Relationship

Deprived of gossip during lockdown, I've turned to advice columns instead | Rachel Connolly


I read about five or six advice columns a week. Sometimes more. I don’t think I need this much advice (I doubt anyone does), but I have an enduring fondness for the format. I love the small window into a stranger’s life, and how those who write in tend to frame their problems in a way that is, if not unbiased (because who can truly appraise themselves objectively?), then at least not totally self-flattering. I like to read things that aren’t written by writers, and therefore not coaxed into a conventional narrative, and of course I like the replies, too.

Over the past year, as contact with other people (especially acquaintances and new people) has been limited, I have found the snippets of family and relationship trouble, bad bosses, nightmare colleagues and irksome friends serve as a sort of replacement for the stories you hear when you have regular spontaneous interactions. And in a year when everyone has been through a lot, advice columns can serve as a reminder that there is always someone out there dealing with something worse.

Sometimes this isn’t even because of a cataclysmically bad event, but just a few too many of life’s natural disappointments. One recent example is a woman who wrote into The Cut’s Ask Polly to say that she was turning 40, living with a boyfriend she is barely intimate with, estranged from her alcoholic parents, had recently lost her best friend to anti-vax conspiracy theories and had just been passed over for a promotion at work in favour of a junior man. “I want to burn down everything and scream at everyone and hide in the forest after I throw my phone in a lake so nobody can find me and I can take a break from the world,” she wrote.

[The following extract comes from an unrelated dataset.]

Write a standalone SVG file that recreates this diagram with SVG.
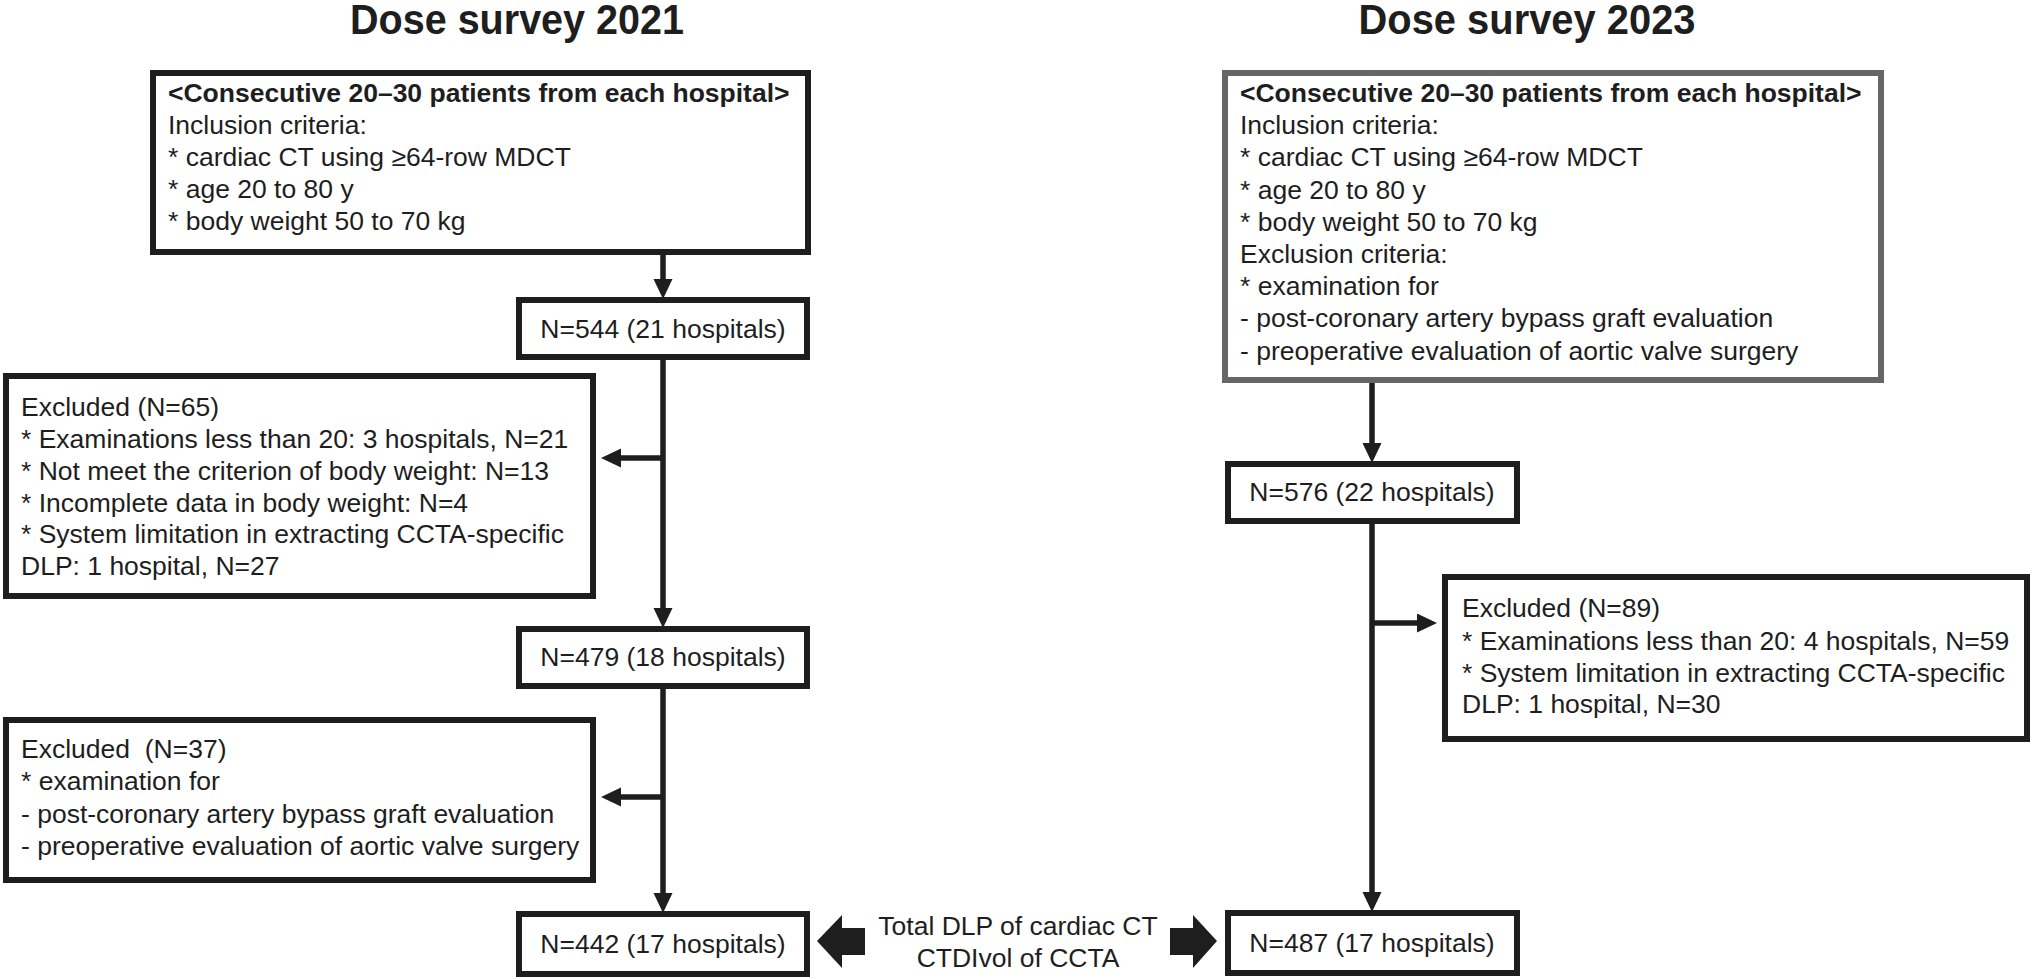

And, honestly, fair enough!

Others put things in perspective because they are frankly bizarre, such as the letter that went viral a few years ago when a man wrote in to the Observer’s Ask Mariella seeking advice because he had recently met his fiancee’s married parents, only to discover he had previously been intimate with her father, having met him on a cruising site (his fiancee did not know he was bisexual). “I asked [her father] if his wife knew,” he wrote, “and we have reached something of an impasse.” The ones that go viral tend to be so juicy, they blur the line between ridiculous and funny, and probably have something to do with sex. (Why is it that other people’s sexual misadventures often seem so funny when we would never see our own in these terms?)

But even those that are fairly mundane can give you a lot to think about: the many partners who are jealous over basically nothing, or preoccupied with the details of each other’s former lives, or letters like the one from a man fretting over potentially asking a colleague to go for a walk (hoping to eventually start dating), stressed because his lack of relationship experience makes him confused about the protocol in such situations.

One from a while ago that has stuck with me was by a woman who wrote into Brandy Jensen’s Ask A Fuck-Up column, in the Outline, to say that after a chaotic few years, she had got her life together, and now had a stable job, a good relationship and a nice apartment, but found herself feeling incredibly bored. “I daydream about ruining my own life just for the fun of having to start over,” she wrote. “Broadly speaking, being a person is often very stupid and a bit of a letdown,” Jensen wrote in reply, but, to paraphrase, when you don’t take responsibility for yourself, you only end up making a mess for someone else to deal with.

Sometimes there is no bigger lesson to learn or grander moral to the story than that. This is the thing I like most about advice columns: there is rarely a sense of resolution. Different columnists respond in different styles – Ask Mariella’s tough-talking “the call is coming from inside the house” approach is a world away from Ask Polly’s chipper replies, illustrated with photos of animals and punctuated with BLOCK CAPITALS and italics for emotive emphasis, and always a reminder that you are being very hard on yourself. But, despite differences in style, most recommend some steps that might incrementally improve the writer’s situation and advise them to work towards accepting whatever it is that is going on.

When people write about their problems in personal essays, the moral tends to be that everything worked out for the best. Even the grimmest tales, such as a personal essay by a woman involved in an incestuous relationship with her dad that went viral after it was published on Jezebel in 2015, present a narrative of struggling through adversity to emerge a stronger person. You don’t get this with an advice column; you never find out how it all turned out, or even if the advice was followed. There is no sense that everything came good in the end, and there is something honest about this; it often doesn’t.

Recently I was speaking to a friend who told me they had just broken up with their long-term partner. I reflexively responded with that platitude, that I was sure it was for the best, and then spent the next few days wondering why I felt I had to say that. Things don’t always work out for the best, or even well. They can work out very badly, but the outcome is almost always livable. And maybe that is a better thing to keep in mind. It is normal to have regrets and to make mistakes and to feel like you have made such an enormous mess you have backed yourself into a corner, but you do just have to sort of keep going. And, if you read a few advice columns, it probably won’t take long to find someone who has, somehow, got themselves into an even bigger mess than the one you are in.